> _Exercise requirements_: Copy exactly the lines that run from the top of the listing to the line containing "10.5, 11.0, 11.5];", both ends included, and omit the pictures.

> _Data excerpt_:
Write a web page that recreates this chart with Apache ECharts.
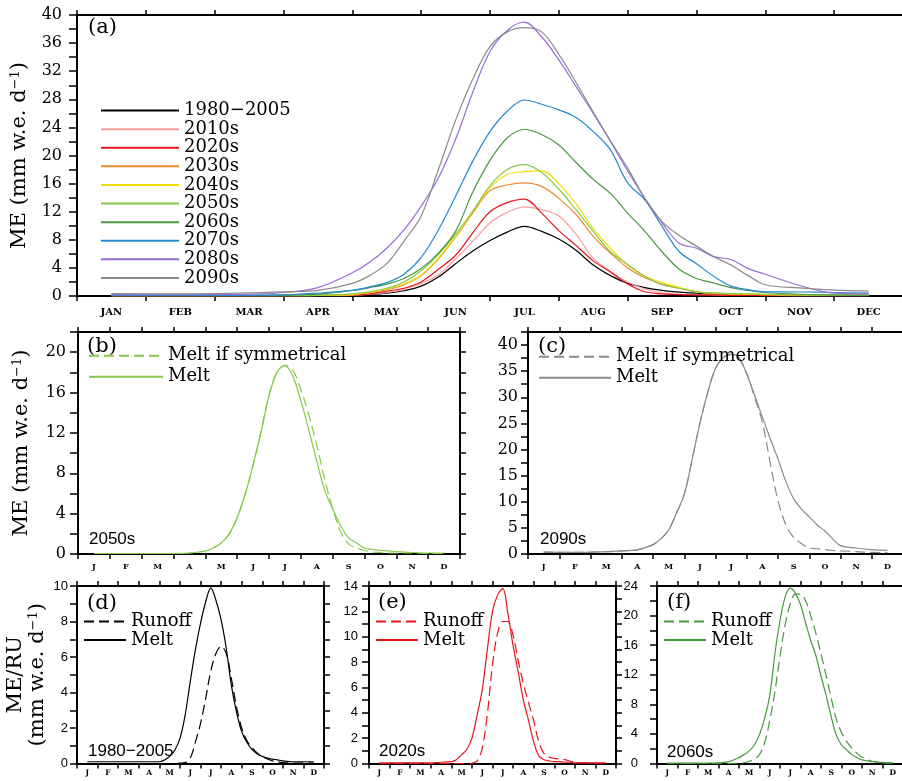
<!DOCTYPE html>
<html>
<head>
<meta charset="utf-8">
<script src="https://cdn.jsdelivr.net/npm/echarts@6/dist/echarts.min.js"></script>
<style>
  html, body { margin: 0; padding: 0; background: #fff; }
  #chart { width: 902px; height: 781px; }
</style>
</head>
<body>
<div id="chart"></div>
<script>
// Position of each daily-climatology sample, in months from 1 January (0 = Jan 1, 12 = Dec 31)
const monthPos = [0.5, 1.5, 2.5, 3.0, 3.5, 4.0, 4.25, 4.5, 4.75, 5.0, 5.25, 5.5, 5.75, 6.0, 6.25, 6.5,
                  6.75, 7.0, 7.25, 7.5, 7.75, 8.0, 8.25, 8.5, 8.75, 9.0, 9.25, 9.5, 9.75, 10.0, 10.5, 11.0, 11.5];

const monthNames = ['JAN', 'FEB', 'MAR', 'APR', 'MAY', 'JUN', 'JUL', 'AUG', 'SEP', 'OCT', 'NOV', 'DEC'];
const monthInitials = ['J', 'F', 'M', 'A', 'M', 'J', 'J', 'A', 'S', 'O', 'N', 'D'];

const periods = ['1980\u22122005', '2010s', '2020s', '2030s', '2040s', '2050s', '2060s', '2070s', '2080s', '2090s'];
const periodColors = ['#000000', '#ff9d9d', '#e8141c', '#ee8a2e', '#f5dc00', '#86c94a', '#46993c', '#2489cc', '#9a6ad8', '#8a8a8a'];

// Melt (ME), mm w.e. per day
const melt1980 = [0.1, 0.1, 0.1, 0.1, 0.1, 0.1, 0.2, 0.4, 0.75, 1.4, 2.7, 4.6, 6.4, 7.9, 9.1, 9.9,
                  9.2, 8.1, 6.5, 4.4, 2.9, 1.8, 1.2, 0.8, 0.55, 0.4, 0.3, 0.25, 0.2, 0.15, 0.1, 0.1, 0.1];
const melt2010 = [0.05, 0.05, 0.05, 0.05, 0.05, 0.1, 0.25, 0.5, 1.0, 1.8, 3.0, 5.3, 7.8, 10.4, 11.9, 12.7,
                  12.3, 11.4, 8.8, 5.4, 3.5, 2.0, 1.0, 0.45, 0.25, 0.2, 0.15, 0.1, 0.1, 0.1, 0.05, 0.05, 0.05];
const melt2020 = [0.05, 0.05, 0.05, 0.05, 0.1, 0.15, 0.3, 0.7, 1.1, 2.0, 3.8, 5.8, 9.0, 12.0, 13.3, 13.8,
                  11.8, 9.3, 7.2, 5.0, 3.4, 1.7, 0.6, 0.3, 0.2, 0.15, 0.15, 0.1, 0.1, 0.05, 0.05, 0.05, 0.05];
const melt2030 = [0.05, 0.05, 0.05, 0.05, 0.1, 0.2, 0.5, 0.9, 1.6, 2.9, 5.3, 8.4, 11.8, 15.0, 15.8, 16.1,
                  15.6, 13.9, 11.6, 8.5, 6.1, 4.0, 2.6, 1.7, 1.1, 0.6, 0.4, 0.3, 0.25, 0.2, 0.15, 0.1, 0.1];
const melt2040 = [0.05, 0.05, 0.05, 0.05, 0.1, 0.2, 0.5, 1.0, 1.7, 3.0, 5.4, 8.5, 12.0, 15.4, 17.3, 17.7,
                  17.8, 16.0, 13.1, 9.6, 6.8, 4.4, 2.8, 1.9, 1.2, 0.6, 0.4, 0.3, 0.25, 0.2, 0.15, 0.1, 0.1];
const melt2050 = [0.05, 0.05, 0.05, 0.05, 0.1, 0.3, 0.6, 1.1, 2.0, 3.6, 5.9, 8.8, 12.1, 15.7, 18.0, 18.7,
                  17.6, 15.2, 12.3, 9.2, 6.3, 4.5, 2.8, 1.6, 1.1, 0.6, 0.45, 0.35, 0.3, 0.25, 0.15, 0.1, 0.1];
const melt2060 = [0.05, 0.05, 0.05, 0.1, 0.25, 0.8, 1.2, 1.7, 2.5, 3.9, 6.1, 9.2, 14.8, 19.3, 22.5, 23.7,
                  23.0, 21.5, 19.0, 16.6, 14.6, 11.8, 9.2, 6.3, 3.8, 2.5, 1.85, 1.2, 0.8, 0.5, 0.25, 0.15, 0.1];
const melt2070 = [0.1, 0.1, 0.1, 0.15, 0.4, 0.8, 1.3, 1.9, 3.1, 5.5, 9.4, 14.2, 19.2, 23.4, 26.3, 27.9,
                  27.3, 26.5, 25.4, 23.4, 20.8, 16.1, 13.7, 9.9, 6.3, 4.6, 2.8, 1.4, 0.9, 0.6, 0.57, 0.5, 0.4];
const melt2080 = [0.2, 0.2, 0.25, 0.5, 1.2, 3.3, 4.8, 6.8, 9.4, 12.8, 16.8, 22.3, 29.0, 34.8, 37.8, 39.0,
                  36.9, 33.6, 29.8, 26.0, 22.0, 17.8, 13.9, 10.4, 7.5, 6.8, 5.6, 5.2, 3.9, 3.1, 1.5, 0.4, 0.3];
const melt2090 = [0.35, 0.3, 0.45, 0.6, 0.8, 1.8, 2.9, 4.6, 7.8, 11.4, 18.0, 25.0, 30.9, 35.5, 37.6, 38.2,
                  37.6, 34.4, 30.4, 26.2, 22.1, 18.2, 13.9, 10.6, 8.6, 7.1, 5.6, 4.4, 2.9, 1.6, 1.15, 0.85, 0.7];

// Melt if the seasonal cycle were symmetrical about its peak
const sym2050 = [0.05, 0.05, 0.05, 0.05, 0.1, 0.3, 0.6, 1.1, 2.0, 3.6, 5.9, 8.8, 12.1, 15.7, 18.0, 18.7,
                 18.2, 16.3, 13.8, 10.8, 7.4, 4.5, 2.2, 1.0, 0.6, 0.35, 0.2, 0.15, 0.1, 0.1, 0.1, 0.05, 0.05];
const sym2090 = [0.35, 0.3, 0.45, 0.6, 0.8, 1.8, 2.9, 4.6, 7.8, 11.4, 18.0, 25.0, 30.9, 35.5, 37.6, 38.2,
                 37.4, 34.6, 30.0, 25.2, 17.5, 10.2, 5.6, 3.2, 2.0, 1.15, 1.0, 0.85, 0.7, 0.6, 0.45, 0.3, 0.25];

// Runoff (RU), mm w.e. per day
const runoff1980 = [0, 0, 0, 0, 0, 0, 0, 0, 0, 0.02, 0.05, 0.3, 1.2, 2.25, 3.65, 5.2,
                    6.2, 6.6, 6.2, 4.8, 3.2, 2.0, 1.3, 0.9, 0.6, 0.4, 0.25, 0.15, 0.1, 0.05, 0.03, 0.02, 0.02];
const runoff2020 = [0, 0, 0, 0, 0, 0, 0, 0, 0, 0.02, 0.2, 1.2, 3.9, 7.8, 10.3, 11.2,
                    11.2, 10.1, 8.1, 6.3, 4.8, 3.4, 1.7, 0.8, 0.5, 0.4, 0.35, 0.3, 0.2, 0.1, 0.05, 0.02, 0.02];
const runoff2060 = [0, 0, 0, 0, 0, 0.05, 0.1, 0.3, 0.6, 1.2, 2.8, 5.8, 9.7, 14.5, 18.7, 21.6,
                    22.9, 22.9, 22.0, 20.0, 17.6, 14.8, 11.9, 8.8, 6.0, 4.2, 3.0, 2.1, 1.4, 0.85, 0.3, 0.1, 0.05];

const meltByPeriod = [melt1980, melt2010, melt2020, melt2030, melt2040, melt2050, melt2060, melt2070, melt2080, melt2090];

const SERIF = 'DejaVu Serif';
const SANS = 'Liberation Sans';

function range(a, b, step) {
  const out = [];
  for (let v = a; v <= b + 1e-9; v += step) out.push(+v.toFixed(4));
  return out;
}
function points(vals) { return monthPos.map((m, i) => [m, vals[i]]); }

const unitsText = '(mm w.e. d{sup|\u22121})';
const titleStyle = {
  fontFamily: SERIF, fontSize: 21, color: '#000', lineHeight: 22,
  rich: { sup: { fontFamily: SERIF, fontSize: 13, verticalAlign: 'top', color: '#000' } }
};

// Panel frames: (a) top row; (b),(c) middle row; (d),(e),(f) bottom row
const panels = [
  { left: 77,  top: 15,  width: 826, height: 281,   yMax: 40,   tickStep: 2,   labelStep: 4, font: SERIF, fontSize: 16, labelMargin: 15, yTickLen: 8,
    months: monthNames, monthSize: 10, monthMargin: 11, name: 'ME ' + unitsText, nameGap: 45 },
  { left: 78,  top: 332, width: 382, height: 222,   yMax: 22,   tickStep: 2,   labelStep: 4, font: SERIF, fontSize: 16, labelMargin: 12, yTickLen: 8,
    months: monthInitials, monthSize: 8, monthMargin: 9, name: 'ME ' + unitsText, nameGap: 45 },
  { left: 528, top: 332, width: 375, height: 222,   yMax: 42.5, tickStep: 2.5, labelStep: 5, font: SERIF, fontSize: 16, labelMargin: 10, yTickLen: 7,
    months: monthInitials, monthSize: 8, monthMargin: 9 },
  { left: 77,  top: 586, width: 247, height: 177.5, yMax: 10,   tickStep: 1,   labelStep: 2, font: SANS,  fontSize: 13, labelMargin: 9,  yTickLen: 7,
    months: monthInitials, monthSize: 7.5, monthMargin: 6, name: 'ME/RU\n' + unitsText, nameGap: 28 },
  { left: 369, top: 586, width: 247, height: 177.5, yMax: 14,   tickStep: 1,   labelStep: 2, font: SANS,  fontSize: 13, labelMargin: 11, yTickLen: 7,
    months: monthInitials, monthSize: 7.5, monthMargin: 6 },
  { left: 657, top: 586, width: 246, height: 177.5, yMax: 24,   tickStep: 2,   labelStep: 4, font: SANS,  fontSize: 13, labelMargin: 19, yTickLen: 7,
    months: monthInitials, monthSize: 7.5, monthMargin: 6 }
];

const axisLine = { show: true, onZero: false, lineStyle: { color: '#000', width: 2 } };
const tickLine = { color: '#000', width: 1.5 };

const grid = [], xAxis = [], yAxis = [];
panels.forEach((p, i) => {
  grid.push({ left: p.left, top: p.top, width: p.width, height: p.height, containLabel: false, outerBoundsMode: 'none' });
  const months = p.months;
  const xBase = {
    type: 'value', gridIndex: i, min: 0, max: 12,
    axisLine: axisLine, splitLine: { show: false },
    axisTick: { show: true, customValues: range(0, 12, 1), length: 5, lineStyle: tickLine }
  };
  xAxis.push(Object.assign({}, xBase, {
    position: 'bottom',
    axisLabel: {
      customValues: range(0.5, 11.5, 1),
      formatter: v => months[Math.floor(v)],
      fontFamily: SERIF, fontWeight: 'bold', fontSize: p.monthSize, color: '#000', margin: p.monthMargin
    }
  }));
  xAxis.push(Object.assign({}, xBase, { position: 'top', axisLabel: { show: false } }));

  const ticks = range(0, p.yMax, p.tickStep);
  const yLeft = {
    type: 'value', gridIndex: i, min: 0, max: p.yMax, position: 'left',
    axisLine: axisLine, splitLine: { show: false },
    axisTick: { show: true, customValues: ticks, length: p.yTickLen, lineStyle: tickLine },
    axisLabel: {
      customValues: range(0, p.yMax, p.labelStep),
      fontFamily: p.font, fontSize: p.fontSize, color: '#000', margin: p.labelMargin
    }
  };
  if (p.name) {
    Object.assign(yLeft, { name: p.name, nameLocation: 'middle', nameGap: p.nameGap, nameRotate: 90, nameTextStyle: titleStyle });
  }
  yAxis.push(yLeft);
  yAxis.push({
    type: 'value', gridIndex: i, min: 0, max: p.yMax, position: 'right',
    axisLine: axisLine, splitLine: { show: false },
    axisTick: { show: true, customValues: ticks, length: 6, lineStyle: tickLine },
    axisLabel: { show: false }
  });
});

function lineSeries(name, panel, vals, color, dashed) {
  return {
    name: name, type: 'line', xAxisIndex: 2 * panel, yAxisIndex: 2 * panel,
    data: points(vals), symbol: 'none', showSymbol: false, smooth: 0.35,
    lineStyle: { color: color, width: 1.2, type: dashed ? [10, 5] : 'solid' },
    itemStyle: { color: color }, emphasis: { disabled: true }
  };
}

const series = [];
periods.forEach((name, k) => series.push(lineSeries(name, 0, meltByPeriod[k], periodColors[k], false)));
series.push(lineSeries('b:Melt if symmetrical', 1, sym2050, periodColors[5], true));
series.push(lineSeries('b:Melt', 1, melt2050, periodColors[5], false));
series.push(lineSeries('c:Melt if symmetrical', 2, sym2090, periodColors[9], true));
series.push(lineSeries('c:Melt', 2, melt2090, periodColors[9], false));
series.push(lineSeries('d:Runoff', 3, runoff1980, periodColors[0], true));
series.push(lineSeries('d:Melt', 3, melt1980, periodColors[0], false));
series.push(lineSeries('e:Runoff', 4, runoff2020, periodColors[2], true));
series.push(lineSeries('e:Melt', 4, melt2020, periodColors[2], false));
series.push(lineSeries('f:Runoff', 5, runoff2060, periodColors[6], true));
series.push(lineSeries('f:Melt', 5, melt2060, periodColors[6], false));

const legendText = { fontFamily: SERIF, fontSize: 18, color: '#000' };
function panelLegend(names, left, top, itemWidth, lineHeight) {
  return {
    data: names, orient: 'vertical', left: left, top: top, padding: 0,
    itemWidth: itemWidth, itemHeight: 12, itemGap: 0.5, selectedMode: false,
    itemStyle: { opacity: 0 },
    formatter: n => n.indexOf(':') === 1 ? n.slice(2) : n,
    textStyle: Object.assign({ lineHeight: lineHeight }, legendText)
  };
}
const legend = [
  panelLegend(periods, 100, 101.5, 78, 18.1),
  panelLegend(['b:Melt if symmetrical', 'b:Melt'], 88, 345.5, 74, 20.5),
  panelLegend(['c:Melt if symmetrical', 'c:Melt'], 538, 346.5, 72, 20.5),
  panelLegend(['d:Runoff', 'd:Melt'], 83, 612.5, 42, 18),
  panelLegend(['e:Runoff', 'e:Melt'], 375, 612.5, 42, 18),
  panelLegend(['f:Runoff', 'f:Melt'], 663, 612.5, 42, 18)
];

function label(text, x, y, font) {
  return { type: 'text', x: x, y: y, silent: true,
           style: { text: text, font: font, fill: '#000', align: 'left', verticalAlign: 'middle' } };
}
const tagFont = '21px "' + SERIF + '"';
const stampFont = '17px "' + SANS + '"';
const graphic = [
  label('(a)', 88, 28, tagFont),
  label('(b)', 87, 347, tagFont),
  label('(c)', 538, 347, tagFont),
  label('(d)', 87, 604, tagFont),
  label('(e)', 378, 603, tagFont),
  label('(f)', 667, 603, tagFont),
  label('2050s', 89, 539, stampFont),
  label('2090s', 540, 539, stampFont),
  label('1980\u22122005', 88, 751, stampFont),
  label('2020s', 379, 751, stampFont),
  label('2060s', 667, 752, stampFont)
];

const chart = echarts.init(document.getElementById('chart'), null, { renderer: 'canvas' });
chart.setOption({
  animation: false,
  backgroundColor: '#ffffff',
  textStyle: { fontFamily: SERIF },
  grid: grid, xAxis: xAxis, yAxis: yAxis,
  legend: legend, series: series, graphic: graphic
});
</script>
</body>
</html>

> _Task response_:
Write a web page that recreates this chart with Apache ECharts.
<!DOCTYPE html>
<html>
<head>
<meta charset="utf-8">
<script src="https://cdn.jsdelivr.net/npm/echarts@6/dist/echarts.min.js"></script>
<style>
  html, body { margin: 0; padding: 0; background: #fff; }
  #chart { width: 902px; height: 781px; }
</style>
</head>
<body>
<div id="chart"></div>
<script>
// Position of each daily-climatology sample, in months from 1 January (0 = Jan 1, 12 = Dec 31)
const monthPos = [0.5, 1.5, 2.5, 3.0, 3.5, 4.0, 4.25, 4.5, 4.75, 5.0, 5.25, 5.5, 5.75, 6.0, 6.25, 6.5,
                  6.75, 7.0, 7.25, 7.5, 7.75, 8.0, 8.25, 8.5, 8.75, 9.0, 9.25, 9.5, 9.75, 10.0, 10.5, 11.0, 11.5];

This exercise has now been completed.